Data records:
** Start **

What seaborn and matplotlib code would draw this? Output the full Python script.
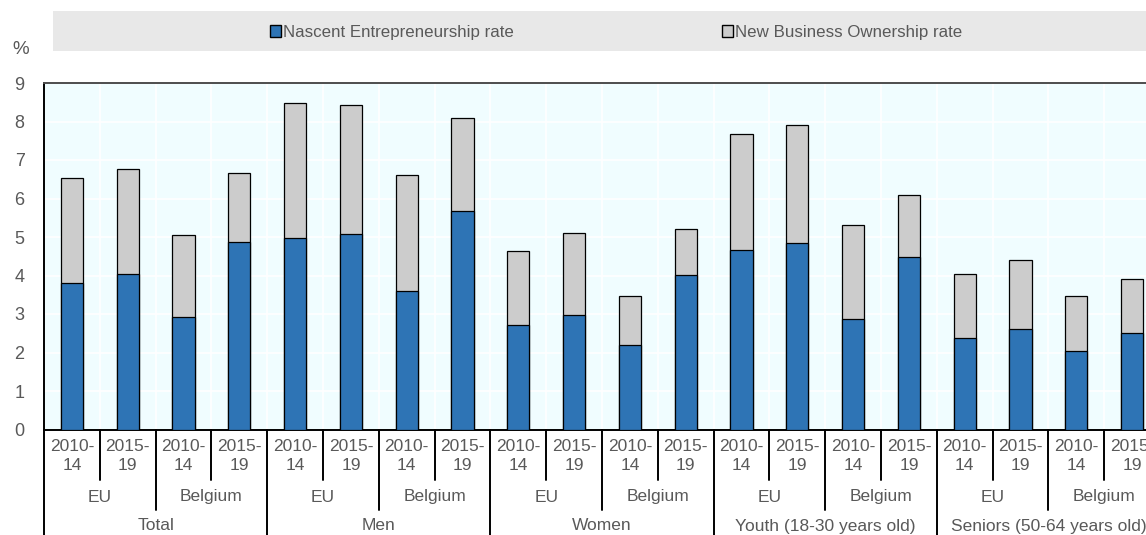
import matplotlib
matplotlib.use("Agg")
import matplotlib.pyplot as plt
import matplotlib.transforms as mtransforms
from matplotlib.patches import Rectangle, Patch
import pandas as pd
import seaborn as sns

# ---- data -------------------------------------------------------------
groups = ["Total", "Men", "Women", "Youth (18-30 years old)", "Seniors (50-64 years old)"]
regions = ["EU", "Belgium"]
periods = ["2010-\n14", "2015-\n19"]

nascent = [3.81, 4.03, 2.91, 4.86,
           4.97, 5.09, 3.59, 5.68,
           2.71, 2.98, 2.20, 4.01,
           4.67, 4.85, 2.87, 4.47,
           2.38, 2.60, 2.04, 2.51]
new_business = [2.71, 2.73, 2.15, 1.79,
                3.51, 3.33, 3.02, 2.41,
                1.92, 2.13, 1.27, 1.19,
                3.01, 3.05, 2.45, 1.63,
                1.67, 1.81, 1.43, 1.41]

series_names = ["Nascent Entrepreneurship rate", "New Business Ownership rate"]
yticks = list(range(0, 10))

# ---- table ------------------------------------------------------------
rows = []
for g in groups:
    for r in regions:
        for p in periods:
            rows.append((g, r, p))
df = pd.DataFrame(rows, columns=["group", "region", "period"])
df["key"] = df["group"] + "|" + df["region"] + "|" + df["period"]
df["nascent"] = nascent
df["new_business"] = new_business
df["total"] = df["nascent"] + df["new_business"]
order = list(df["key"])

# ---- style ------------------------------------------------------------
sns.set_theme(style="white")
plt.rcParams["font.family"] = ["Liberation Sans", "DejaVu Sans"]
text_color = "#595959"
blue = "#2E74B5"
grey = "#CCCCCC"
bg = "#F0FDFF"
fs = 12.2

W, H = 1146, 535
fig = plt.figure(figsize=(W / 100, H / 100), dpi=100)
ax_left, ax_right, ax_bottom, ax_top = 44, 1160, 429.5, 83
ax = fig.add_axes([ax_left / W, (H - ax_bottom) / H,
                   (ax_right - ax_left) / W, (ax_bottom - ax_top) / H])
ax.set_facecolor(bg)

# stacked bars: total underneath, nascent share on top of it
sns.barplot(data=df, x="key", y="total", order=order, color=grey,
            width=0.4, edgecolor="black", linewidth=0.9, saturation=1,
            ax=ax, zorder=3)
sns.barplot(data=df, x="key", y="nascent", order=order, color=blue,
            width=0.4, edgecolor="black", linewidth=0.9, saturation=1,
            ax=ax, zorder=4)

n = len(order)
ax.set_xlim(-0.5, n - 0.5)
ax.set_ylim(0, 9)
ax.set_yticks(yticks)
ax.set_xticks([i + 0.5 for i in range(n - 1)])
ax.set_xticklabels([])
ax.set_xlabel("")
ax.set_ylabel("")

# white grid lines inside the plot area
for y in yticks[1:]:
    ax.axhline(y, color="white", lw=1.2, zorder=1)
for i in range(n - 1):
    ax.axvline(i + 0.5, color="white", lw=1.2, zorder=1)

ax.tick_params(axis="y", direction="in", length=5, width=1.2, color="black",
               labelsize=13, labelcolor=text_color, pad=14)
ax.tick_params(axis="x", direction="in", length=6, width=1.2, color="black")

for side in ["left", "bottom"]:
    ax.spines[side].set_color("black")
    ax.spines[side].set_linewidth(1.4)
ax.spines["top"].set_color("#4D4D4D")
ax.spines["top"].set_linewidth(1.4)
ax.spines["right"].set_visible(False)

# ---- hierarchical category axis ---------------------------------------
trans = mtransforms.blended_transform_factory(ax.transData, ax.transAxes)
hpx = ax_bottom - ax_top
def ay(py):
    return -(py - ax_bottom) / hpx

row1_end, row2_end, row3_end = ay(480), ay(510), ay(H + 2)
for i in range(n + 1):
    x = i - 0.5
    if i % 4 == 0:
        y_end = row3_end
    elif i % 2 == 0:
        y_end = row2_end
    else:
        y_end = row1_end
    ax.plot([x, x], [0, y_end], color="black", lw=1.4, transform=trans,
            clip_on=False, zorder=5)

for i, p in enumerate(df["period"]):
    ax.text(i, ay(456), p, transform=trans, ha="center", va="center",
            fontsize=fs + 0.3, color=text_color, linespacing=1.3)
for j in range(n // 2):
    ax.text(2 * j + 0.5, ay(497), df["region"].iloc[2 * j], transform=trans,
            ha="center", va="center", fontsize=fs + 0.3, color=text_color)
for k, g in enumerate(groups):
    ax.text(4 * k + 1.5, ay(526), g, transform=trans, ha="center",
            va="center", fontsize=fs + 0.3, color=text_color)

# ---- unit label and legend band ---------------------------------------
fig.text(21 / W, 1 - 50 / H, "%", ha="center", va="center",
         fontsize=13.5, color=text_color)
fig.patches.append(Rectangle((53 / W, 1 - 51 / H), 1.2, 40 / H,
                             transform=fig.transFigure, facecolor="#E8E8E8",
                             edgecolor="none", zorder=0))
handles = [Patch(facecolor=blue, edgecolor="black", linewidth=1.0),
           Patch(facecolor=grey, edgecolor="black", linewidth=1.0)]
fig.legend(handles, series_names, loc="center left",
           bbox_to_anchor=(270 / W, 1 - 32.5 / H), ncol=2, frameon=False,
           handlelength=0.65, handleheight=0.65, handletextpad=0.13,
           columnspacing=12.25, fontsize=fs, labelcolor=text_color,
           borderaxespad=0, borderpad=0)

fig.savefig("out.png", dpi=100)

** End **
** Start **

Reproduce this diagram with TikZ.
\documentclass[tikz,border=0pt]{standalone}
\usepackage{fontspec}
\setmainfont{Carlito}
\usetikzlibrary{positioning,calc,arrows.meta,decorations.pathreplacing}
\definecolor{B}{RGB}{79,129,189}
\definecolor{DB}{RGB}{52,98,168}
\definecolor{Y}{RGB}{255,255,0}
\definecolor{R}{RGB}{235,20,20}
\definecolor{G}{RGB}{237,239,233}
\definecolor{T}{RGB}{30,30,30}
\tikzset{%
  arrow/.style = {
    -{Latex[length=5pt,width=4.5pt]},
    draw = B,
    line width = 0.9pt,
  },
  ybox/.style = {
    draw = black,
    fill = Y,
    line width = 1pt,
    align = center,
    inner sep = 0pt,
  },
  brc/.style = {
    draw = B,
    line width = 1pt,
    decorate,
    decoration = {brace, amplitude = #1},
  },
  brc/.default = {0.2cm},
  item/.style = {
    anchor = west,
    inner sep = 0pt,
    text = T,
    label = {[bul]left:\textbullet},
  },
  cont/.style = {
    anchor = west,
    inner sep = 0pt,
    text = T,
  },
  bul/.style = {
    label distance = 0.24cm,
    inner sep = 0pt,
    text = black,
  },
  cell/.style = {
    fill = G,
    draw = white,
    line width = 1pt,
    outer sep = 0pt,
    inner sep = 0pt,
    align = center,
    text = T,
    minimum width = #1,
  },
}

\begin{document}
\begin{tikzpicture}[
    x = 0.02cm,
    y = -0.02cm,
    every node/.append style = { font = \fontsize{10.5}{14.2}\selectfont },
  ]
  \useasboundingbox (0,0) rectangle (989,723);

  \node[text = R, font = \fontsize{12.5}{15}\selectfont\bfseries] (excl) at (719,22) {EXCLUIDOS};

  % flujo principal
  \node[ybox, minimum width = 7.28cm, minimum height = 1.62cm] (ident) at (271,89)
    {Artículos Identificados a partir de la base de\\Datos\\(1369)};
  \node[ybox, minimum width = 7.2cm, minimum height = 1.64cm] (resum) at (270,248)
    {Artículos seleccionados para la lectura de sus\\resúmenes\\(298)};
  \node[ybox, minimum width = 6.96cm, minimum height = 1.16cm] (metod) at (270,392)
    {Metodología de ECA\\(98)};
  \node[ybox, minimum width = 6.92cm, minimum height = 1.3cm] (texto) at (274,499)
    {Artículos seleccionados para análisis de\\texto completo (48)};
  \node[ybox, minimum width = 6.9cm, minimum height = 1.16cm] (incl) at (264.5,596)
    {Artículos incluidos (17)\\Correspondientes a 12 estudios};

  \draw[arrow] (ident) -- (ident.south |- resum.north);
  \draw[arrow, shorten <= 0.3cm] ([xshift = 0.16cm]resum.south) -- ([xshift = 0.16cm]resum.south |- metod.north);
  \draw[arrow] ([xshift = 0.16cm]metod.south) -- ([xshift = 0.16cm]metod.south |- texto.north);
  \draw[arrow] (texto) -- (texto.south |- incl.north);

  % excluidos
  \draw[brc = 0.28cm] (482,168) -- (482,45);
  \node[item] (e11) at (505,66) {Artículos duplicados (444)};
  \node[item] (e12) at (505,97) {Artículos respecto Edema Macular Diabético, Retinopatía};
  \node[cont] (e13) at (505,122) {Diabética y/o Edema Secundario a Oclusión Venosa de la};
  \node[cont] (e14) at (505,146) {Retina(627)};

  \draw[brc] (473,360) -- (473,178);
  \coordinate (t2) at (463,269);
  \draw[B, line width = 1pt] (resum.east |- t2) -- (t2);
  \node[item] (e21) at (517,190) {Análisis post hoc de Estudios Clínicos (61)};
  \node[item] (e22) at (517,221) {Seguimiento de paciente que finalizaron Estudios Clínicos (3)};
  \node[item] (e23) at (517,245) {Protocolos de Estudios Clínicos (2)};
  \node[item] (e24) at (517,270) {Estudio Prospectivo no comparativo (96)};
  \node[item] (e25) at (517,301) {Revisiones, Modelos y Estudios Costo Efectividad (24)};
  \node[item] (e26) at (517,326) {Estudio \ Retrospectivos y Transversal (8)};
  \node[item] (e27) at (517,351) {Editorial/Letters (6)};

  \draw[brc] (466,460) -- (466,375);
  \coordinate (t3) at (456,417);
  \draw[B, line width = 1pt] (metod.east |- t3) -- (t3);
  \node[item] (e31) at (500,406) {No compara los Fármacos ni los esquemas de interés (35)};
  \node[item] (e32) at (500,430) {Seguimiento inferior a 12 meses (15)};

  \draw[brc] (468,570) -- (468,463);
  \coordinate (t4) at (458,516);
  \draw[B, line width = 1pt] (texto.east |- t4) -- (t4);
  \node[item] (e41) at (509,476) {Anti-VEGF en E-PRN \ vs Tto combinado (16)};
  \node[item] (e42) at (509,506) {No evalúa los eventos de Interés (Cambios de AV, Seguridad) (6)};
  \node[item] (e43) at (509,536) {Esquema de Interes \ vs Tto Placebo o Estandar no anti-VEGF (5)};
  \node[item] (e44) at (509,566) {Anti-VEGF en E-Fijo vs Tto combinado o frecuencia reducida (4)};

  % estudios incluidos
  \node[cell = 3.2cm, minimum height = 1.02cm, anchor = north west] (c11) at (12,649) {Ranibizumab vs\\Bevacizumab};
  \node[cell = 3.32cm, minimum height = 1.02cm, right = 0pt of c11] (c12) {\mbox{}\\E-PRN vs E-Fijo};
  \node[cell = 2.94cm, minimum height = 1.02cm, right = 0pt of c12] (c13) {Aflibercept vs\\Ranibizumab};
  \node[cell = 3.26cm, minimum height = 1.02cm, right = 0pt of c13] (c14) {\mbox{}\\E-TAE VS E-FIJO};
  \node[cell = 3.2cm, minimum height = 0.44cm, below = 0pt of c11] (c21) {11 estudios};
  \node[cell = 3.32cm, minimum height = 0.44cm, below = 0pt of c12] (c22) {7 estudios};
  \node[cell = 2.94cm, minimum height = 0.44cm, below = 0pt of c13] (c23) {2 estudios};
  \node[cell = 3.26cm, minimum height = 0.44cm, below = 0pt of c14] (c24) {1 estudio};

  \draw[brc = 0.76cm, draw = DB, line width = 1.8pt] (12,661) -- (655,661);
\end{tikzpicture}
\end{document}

** End **
** Start **

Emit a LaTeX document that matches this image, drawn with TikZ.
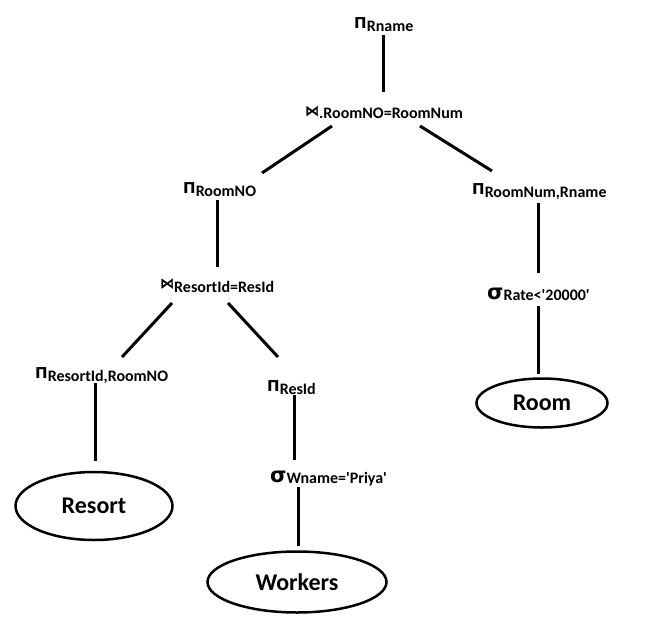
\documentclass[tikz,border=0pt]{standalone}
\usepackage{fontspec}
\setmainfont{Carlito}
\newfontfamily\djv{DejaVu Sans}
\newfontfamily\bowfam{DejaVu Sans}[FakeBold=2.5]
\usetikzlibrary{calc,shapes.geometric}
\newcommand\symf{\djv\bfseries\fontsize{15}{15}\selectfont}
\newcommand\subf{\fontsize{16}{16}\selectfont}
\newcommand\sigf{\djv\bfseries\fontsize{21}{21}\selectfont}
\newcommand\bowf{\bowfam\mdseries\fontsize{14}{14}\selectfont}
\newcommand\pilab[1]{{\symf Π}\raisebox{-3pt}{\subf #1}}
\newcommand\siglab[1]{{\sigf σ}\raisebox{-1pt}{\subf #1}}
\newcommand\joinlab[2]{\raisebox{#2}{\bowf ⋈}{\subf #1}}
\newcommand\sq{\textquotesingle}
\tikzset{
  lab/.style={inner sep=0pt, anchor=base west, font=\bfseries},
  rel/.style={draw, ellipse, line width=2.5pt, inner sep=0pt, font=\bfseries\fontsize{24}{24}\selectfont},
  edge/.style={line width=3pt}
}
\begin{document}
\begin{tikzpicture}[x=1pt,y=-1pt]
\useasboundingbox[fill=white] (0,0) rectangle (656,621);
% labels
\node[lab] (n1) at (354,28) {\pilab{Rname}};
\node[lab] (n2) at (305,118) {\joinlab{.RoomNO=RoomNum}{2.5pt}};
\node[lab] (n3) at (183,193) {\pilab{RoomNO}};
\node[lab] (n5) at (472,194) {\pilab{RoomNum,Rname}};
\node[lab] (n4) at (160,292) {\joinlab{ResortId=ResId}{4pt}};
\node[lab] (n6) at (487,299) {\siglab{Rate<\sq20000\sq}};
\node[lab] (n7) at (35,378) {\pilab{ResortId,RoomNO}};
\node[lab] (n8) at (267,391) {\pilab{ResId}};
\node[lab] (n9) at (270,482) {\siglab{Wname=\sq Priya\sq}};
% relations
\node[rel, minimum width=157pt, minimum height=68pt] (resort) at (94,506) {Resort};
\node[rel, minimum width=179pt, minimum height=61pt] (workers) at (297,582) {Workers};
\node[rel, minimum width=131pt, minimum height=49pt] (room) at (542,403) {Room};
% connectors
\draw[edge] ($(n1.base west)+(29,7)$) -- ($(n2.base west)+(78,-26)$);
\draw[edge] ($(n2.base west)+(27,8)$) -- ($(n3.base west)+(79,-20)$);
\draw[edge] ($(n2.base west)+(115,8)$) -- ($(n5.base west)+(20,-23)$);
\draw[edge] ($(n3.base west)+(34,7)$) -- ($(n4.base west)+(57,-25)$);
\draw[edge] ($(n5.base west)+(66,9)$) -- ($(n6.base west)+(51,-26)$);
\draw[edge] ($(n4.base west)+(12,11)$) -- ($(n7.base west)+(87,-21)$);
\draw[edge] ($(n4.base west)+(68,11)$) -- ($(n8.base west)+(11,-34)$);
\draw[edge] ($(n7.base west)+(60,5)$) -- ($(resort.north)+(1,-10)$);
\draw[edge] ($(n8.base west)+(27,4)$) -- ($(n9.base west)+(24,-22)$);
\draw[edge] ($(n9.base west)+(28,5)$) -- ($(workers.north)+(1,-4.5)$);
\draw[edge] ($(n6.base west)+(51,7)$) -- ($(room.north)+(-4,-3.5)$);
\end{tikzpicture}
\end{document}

** End **

_Exercise_.
Copy, exactly as they stand, the lines from the one that holds "What seaborn and" to the one that holds "import seaborn as sns", both included, and drop every picture.

_Answer to the exercise_.
What seaborn and matplotlib code would draw this? Output the full Python script.
import matplotlib
matplotlib.use("Agg")
import matplotlib.pyplot as plt
import matplotlib.transforms as mtransforms
from matplotlib.patches import Rectangle, Patch
import pandas as pd
import seaborn as sns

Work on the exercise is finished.